[INSTRUCTION]
Leaving out the pictures, retype all the material exactly.

[GIVEN DATA]
== == ==

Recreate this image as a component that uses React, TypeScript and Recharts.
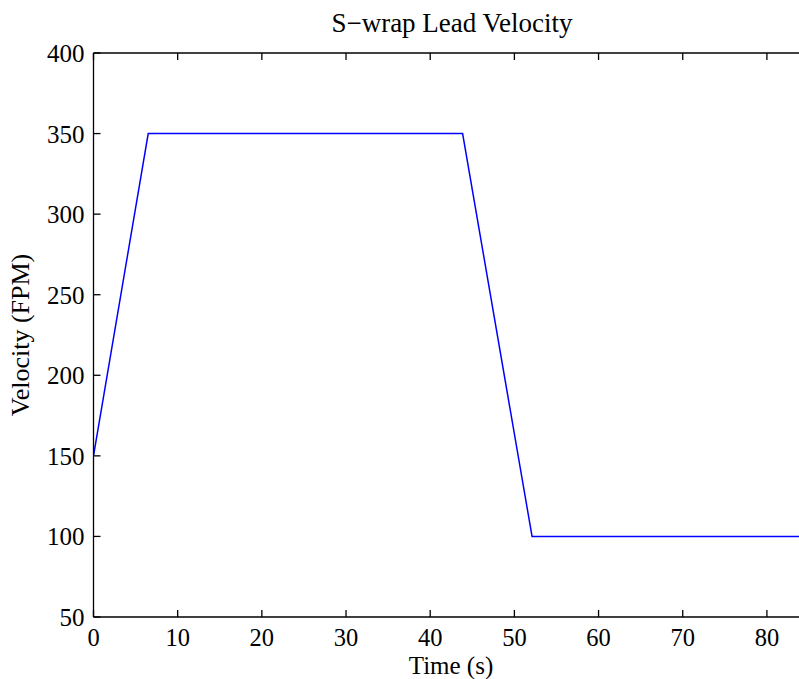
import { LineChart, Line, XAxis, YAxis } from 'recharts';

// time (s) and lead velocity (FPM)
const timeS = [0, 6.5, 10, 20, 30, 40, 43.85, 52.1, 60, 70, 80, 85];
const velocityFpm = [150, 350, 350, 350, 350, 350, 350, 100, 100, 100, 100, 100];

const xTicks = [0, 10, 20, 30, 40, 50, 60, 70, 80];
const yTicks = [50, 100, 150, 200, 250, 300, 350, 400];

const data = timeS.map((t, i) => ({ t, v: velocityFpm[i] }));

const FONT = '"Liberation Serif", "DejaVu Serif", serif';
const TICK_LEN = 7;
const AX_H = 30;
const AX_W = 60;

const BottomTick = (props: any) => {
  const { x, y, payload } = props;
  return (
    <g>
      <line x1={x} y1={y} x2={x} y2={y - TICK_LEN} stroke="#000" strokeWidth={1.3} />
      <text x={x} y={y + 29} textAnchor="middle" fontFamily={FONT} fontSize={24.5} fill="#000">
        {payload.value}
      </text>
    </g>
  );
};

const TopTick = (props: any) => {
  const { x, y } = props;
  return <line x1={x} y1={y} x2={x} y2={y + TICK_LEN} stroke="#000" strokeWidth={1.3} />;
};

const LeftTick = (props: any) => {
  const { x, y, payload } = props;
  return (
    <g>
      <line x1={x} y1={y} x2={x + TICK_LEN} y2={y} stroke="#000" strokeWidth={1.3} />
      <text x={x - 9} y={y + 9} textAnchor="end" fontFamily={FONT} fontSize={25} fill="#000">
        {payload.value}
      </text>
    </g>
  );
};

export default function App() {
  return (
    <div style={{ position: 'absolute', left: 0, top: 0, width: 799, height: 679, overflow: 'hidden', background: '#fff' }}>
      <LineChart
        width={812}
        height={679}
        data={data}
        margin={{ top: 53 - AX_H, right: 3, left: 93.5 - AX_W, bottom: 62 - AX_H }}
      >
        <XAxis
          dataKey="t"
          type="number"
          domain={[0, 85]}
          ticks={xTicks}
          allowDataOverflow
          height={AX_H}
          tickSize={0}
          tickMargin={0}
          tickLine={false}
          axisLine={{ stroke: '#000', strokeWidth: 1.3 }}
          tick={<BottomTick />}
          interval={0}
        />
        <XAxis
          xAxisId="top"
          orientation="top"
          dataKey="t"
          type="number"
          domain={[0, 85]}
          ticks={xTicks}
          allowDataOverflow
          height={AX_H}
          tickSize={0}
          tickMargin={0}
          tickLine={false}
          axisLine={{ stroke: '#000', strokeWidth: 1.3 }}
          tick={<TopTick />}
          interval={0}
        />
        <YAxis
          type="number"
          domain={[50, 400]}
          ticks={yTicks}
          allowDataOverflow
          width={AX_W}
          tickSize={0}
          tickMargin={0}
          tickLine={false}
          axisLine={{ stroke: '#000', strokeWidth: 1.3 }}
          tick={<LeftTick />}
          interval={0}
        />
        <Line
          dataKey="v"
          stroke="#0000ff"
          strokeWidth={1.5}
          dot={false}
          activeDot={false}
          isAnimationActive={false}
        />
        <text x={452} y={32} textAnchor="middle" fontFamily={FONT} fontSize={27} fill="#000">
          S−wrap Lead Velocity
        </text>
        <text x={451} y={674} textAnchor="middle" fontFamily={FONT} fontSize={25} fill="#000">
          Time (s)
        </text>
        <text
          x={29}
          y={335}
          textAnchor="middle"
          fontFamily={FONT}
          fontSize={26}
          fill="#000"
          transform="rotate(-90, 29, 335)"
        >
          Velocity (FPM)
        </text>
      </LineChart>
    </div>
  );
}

== == ==

[SOLUTION FOR THIS EXERCISE]
Recreate this image as a component that uses React, TypeScript and Recharts.
import { LineChart, Line, XAxis, YAxis } from 'recharts';

// time (s) and lead velocity (FPM)
const timeS = [0, 6.5, 10, 20, 30, 40, 43.85, 52.1, 60, 70, 80, 85];
const velocityFpm = [150, 350, 350, 350, 350, 350, 350, 100, 100, 100, 100, 100];

const xTicks = [0, 10, 20, 30, 40, 50, 60, 70, 80];
const yTicks = [50, 100, 150, 200, 250, 300, 350, 400];

const data = timeS.map((t, i) => ({ t, v: velocityFpm[i] }));

const FONT = '"Liberation Serif", "DejaVu Serif", serif';
const TICK_LEN = 7;
const AX_H = 30;
const AX_W = 60;

const BottomTick = (props: any) => {
  const { x, y, payload } = props;
  return (
    <g>
      <line x1={x} y1={y} x2={x} y2={y - TICK_LEN} stroke="#000" strokeWidth={1.3} />
      <text x={x} y={y + 29} textAnchor="middle" fontFamily={FONT} fontSize={24.5} fill="#000">
        {payload.value}
      </text>
    </g>
  );
};

const TopTick = (props: any) => {
  const { x, y } = props;
  return <line x1={x} y1={y} x2={x} y2={y + TICK_LEN} stroke="#000" strokeWidth={1.3} />;
};

const LeftTick = (props: any) => {
  const { x, y, payload } = props;
  return (
    <g>
      <line x1={x} y1={y} x2={x + TICK_LEN} y2={y} stroke="#000" strokeWidth={1.3} />
      <text x={x - 9} y={y + 9} textAnchor="end" fontFamily={FONT} fontSize={25} fill="#000">
        {payload.value}
      </text>
    </g>
  );
};

export default function App() {
  return (
    <div style={{ position: 'absolute', left: 0, top: 0, width: 799, height: 679, overflow: 'hidden', background: '#fff' }}>
      <LineChart
        width={812}
        height={679}
        data={data}
        margin={{ top: 53 - AX_H, right: 3, left: 93.5 - AX_W, bottom: 62 - AX_H }}
      >
        <XAxis
          dataKey="t"
          type="number"
          domain={[0, 85]}
          ticks={xTicks}
          allowDataOverflow
          height={AX_H}
          tickSize={0}
          tickMargin={0}
          tickLine={false}
          axisLine={{ stroke: '#000', strokeWidth: 1.3 }}
          tick={<BottomTick />}
          interval={0}
        />
        <XAxis
          xAxisId="top"
          orientation="top"
          dataKey="t"
          type="number"
          domain={[0, 85]}
          ticks={xTicks}
          allowDataOverflow
          height={AX_H}
          tickSize={0}
          tickMargin={0}
          tickLine={false}
          axisLine={{ stroke: '#000', strokeWidth: 1.3 }}
          tick={<TopTick />}
          interval={0}
        />
        <YAxis
          type="number"
          domain={[50, 400]}
          ticks={yTicks}
          allowDataOverflow
          width={AX_W}
          tickSize={0}
          tickMargin={0}
          tickLine={false}
          axisLine={{ stroke: '#000', strokeWidth: 1.3 }}
          tick={<LeftTick />}
          interval={0}
        />
        <Line
          dataKey="v"
          stroke="#0000ff"
          strokeWidth={1.5}
          dot={false}
          activeDot={false}
          isAnimationActive={false}
        />
        <text x={452} y={32} textAnchor="middle" fontFamily={FONT} fontSize={27} fill="#000">
          S−wrap Lead Velocity
        </text>
        <text x={451} y={674} textAnchor="middle" fontFamily={FONT} fontSize={25} fill="#000">
          Time (s)
        </text>
        <text
          x={29}
          y={335}
          textAnchor="middle"
          fontFamily={FONT}
          fontSize={26}
          fill="#000"
          transform="rotate(-90, 29, 335)"
        >
          Velocity (FPM)
        </text>
      </LineChart>
    </div>
  );
}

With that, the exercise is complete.